(Save the date: RealShare Apartments East comes to the Hyatt Regency Miami, Florida on February 26th, 2013)
NEW YORK CITY-As 2012 ended and the government teetered on the first of multiple fiscal cliffs, the housing market in the northeast and across America continued its recovery. In New York City, where the vacancy rate is 2.1% and rents were up 3.9% for the year, investors are paying record prices for multifamily housing and development sites that have been barren since the financial crisis started in 2007, which are now being developed, and the price of development rights are again escalating. Moreover, this trend is not just in New York City but nationwide where the apartment vacancy rates have fallen to 4.5% from 8% a few years ago.

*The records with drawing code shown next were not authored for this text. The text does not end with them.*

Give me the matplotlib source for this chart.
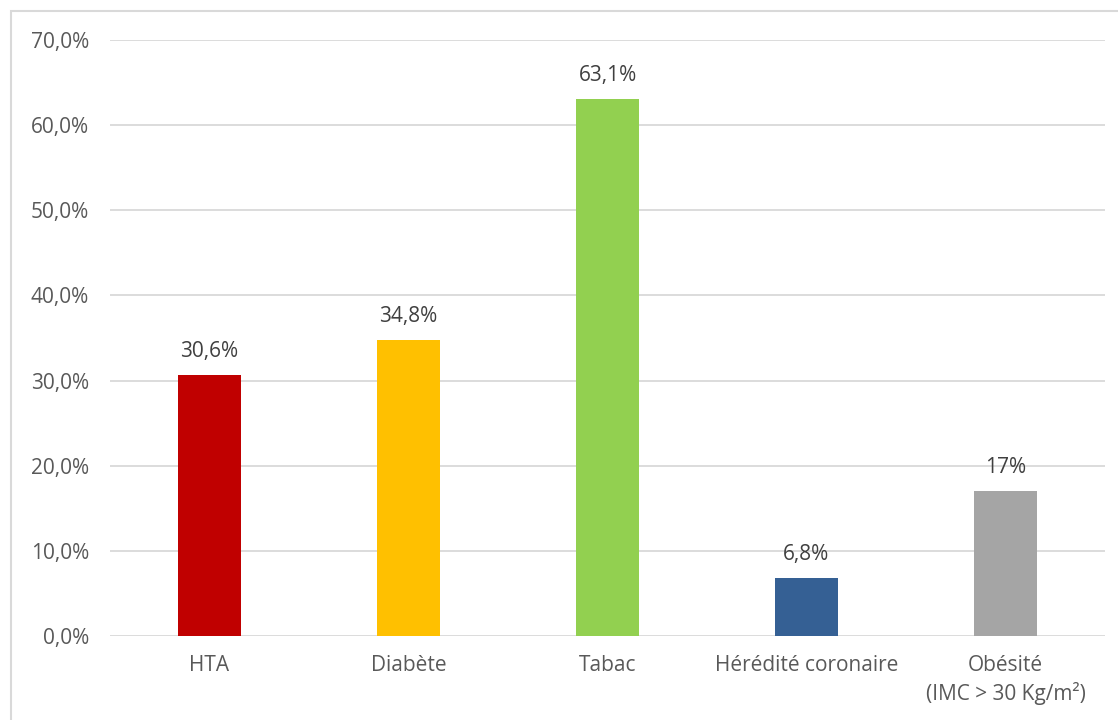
import matplotlib
matplotlib.use("Agg")
import matplotlib.pyplot as plt
from matplotlib.patches import Rectangle

categories = ["HTA", "Diabète", "Tabac", "Hérédité coronaire", "Obésité\n(IMC > 30 Kg/m²)"]
values = [30.6, 34.8, 63.1, 6.8, 17.0]
value_labels = ["30,6%", "34,8%", "63,1%", "6,8%", "17%"]
colors = ["#C00000", "#FFC000", "#92D050", "#356094", "#A5A5A5"]
yticks = [0, 10, 20, 30, 40, 50, 60, 70]
ytick_labels = ["0,0%", "10,0%", "20,0%", "30,0%", "40,0%", "50,0%", "60,0%", "70,0%"]

plt.rcParams["font.family"] = ["Open Sans", "DejaVu Sans"]
tick_color = "#595959"
value_color = "#404040"
fs = 15

W, H = 1118, 720
fig = plt.figure(figsize=(W / 100, H / 100), dpi=100)
fig.patch.set_facecolor("white")

# chart frame
fig.patches.append(Rectangle((11 / W, -0.1), 1.2, 1 - 11 / H + 0.1,
                             transform=fig.transFigure, fill=False,
                             edgecolor="#D9D9D9", linewidth=1.5))

left, right = 110 / W, 1105 / W
top, bottom = 1 - 40 / H, 1 - 636 / H
ax = fig.add_axes([left, bottom, right - left, top - bottom])

x = range(len(categories))
ax.bar(x, values, width=0.32, color=colors, zorder=3)
ax.set_xlim(-0.5, len(categories) - 0.5)
ax.set_ylim(0, 70)
ax.set_yticks(yticks)
ax.set_yticklabels(ytick_labels)
ax.set_xticks(list(x))
ax.set_xticklabels(categories, linespacing=1.3)
ax.yaxis.grid(True, color="#D9D9D9", linewidth=1.3, zorder=0)
ax.set_axisbelow(True)
for s in ax.spines.values():
    s.set_visible(False)
ax.tick_params(axis="both", length=0, labelsize=fs, colors=tick_color)
ax.tick_params(axis="y", pad=15)
ax.tick_params(axis="x", pad=14)

for xi, v, lab in zip(x, values, value_labels):
    ax.annotate(lab, (xi, v), xytext=(0, 17), textcoords="offset points",
                ha="center", va="center", fontsize=fs, color=value_color)

fig.savefig("out.png", dpi=100)
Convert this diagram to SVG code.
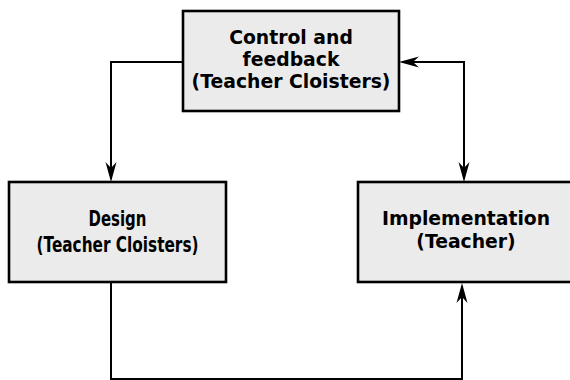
<svg xmlns="http://www.w3.org/2000/svg" width="570" height="380" viewBox="0 0 570 380">
  <style>
    .box { fill: #ebebeb; stroke: #000; stroke-width: 2.6; }
    .lbl { font-family: "DejaVu Sans", Verdana, sans-serif; font-weight: bold; font-size: 18.8px; fill: #000; text-anchor: middle; }
    .lblc { font-family: "DejaVu Sans", Verdana, sans-serif; font-weight: bold; font-size: 21px; fill: #000; text-anchor: middle; }
    .conn { fill: none; stroke: #000; stroke-width: 2; }
  </style>
  <defs>
    <marker id="arr" markerUnits="userSpaceOnUse" viewBox="-20 -7 24 14" refX="0" refY="0" markerWidth="24" markerHeight="14" orient="auto-start-reverse">
      <path d="M3,0 L-17,-5.5 L-11,0 L-17,5.5 Z" fill="#000"/>
    </marker>
  </defs>
  <rect width="570" height="380" fill="#fff"/>

  <g id="connectors">
    <path class="conn" d="M183,62 H111 V179" marker-end="url(#arr)"/>
    <path class="conn" d="M402,62 H464 V179" marker-start="url(#arr)" marker-end="url(#arr)"/>
    <path class="conn" d="M111,282 V379 H462 V286" marker-end="url(#arr)"/>
  </g>

  <g id="control">
    <rect class="box" x="183" y="11" width="216" height="100"/>
    <text class="lbl" x="291" y="43.5">Control and</text>
    <text class="lbl" x="291" y="65.5">feedback</text>
    <text class="lbl" x="291" y="87.5">(Teacher Cloisters)</text>
  </g>

  <g id="design">
    <rect class="box" x="9" y="182" width="217" height="100"/>
    <text class="lblc" x="117.5" y="225.5" textLength="58" lengthAdjust="spacingAndGlyphs">Design</text>
    <text class="lblc" x="117.5" y="251.5" textLength="162" lengthAdjust="spacingAndGlyphs">(Teacher Cloisters)</text>
  </g>

  <g id="implementation">
    <rect class="box" x="358" y="182" width="218" height="100"/>
    <text class="lbl" x="466" y="225">Implementation</text>
    <text class="lbl" x="466" y="247.5">(Teacher)</text>
  </g>
</svg>
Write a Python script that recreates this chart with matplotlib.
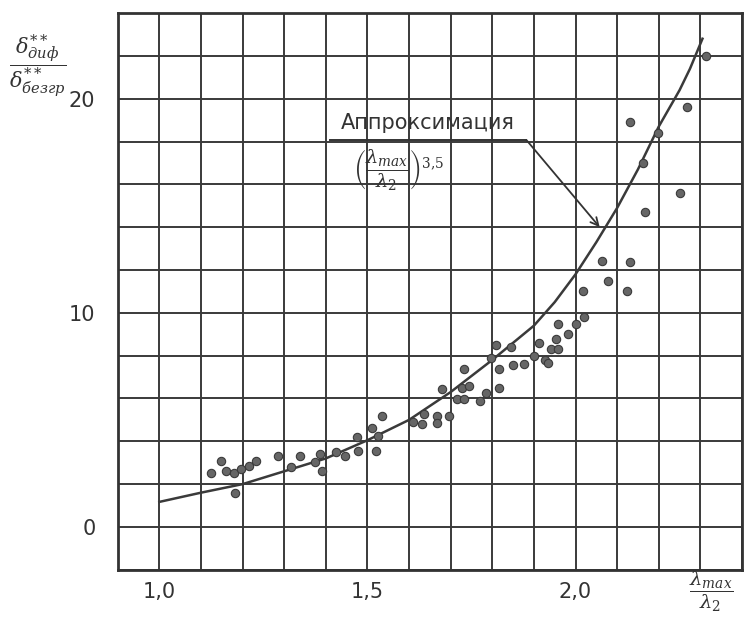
import matplotlib.pyplot as plt
import numpy as np

plt.rcParams['mathtext.fontset'] = 'dejavuserif'

# approximation curve
curve_x = [1.0, 1.1, 1.2, 1.3, 1.4, 1.5, 1.6, 1.7, 1.8, 1.9, 1.95, 2.0, 2.05,
           2.1, 2.15, 2.2, 2.25, 2.275, 2.305]
curve_y = [1.17, 1.6, 2.0, 2.6, 3.2, 4.05, 5.0, 6.3, 7.8, 9.4, 10.5, 11.8, 13.3,
           14.9, 16.7, 18.7, 20.4, 21.4, 22.8]

# measured points
pts_x = [1.125, 1.149, 1.159, 1.18, 1.183, 1.197, 1.216, 1.233, 1.286, 1.317,
         1.337, 1.373, 1.385, 1.39, 1.425, 1.445, 1.474, 1.478, 1.51, 1.534,
         1.52, 1.526, 1.61, 1.63, 1.637, 1.666, 1.666, 1.697, 1.68, 1.714,
         1.733, 1.728, 1.745, 1.733, 1.77, 1.786, 1.817, 1.798, 1.815, 1.81,
         1.846, 1.849, 1.875, 1.899, 1.913, 1.926, 1.933, 1.942, 1.952, 1.957,
         1.959, 1.983, 2.0, 2.02, 2.017, 2.077, 2.123, 2.063, 2.13, 2.166,
         2.25, 2.163, 2.197, 2.13, 2.267, 2.313]
pts_y = [2.54, 3.1, 2.63, 2.54, 1.6, 2.72, 2.86, 3.1, 3.3, 2.8,
         3.33, 3.05, 3.43, 2.63, 3.5, 3.3, 4.2, 3.57, 4.6, 5.2,
         3.57, 4.27, 4.9, 4.8, 5.26, 5.2, 4.84, 5.16, 6.43, 5.96,
         5.96, 6.5, 6.6, 7.37, 5.9, 6.24, 6.5, 7.9, 7.37, 8.5,
         8.4, 7.56, 7.6, 8.0, 8.6, 7.8, 7.65, 8.3, 8.8, 8.3,
         9.5, 9.0, 9.5, 9.8, 11.0, 11.5, 11.0, 12.4, 12.35, 14.7,
         15.6, 17.0, 18.4, 18.9, 19.6, 22.0]

x_labels = {1.0: '1,0', 1.5: '1,5', 2.0: '2,0'}
y_labels = {0: '0', 10: '10', 20: '20'}

ink = '#333333'

fig = plt.figure(figsize=(7.45, 6.2), dpi=100)
ax = fig.add_axes([0.158, 0.081, 0.838, 0.898])

ax.set_xlim(0.9, 2.4)
ax.set_ylim(-2, 24)

xt = np.round(np.arange(0.9, 2.41, 0.1), 1)
yt = np.arange(-2, 25, 2)
ax.set_xticks(xt)
ax.set_xticklabels([x_labels.get(v, '') for v in xt])
ax.set_yticks(yt)
ax.set_yticklabels([y_labels.get(int(v), '') for v in yt])
ax.tick_params(length=0, labelsize=15, colors=ink)
ax.tick_params(axis='y', pad=16)
ax.tick_params(axis='x', pad=9)

ax.grid(True, color='#3a3a3a', lw=1.4)
ax.set_axisbelow(True)
for s in ax.spines.values():
    s.set_color(ink)
    s.set_linewidth(2)

ax.plot(curve_x, curve_y, color='#3a3a3a', lw=1.8, zorder=3)
ax.plot(pts_x, pts_y, 'o', ms=6, color='#666666', mec='#3a3a3a', mew=0.8, zorder=4)

# annotation
ax.text(1.645, 18.85, 'Аппроксимация', fontsize=15, color=ink, ha='center', va='center')
ax.plot([1.41, 1.882], [18.07, 18.07], color=ink, lw=1.4, zorder=3)
ax.annotate('', xy=(2.058, 14.0), xytext=(1.882, 18.07),
            arrowprops=dict(arrowstyle='->', color=ink, lw=1.3,
                            mutation_scale=14, shrinkA=0, shrinkB=0), zorder=3)
ax.text(1.575, 17.75, r'$\left(\dfrac{\lambda_{max}}{\lambda_2}\right)^{3{,}5}$',
        fontsize=14, color=ink, ha='center', va='top')

# axis labels
fig.text(0.05, 0.895, r'$\dfrac{\delta^{**}_{\mathit{диф}}}{\delta^{**}_{\mathit{безгр}}}$',
         fontsize=15, color=ink, ha='center', va='center')
fig.text(0.955, 0.045, r'$\dfrac{\lambda_{max}}{\lambda_2}$', fontsize=14, color=ink,
         ha='center', va='center')

fig.savefig('out.png', dpi=100)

Decreasing vacancy rates are no longer an aberration limited to some markets and the most luxurious properties in Manhattan, but throughout New York City. People who, a few years ago were able to afford apartments in Manhattan and then decamped for areas of Brooklyn and Queens that were close to the East River are now finding themselves closer to the Nassau County line. The singlefamily market has strengthened but has not yet been accelerating as quickly as other segments of the market, but that has more to do with the paucity of mortgage money and that prices have not yet recovered to the point of being higher than the debt, but the acceleration of the single-family market is coming as a result of the loss of thousands of homes in Superstorm Sandy. Moreover, condominium projects that had moribund sales for five years are now having the units going to contract and closing at an ever increasing rate, leading many investors to seriously consider converting other housing to condominiums to take advantage of the strengthening market.
The interesting question is how can this growth be happening at the same time as taxes and housing costs increase, there is uncertainty as to how New York, the northeast and the United States will deal with the fiscal cliffs to come, a slowing economic recovery, a weak dollar, problems with the balance of trade, arguments over social issues, a country split right in half on most issues, and an atmosphere of incivility in Washington making it unlikely that there will be a consensus reached on any issue? The answer is that no one cares. All of the above issues have become background noise and most people are focusing on their own lives after having lost faith in the government's ability to solve problems.
So what is causing the housing market to recover? Demographics! In 2006, when the US population hit 300 million, it was reported that by 2050, 37 years from now, the US population would grow to 400 million (a 33% increase) and New York City is expected to have one million additional residents by 2025. The housing is needed by aging baby boomers, who are not retiring to Florida and Arizona, their children, who are having children, and immigrants. We are at the beginning of a population explosion and, of course, there just isn't enough housing.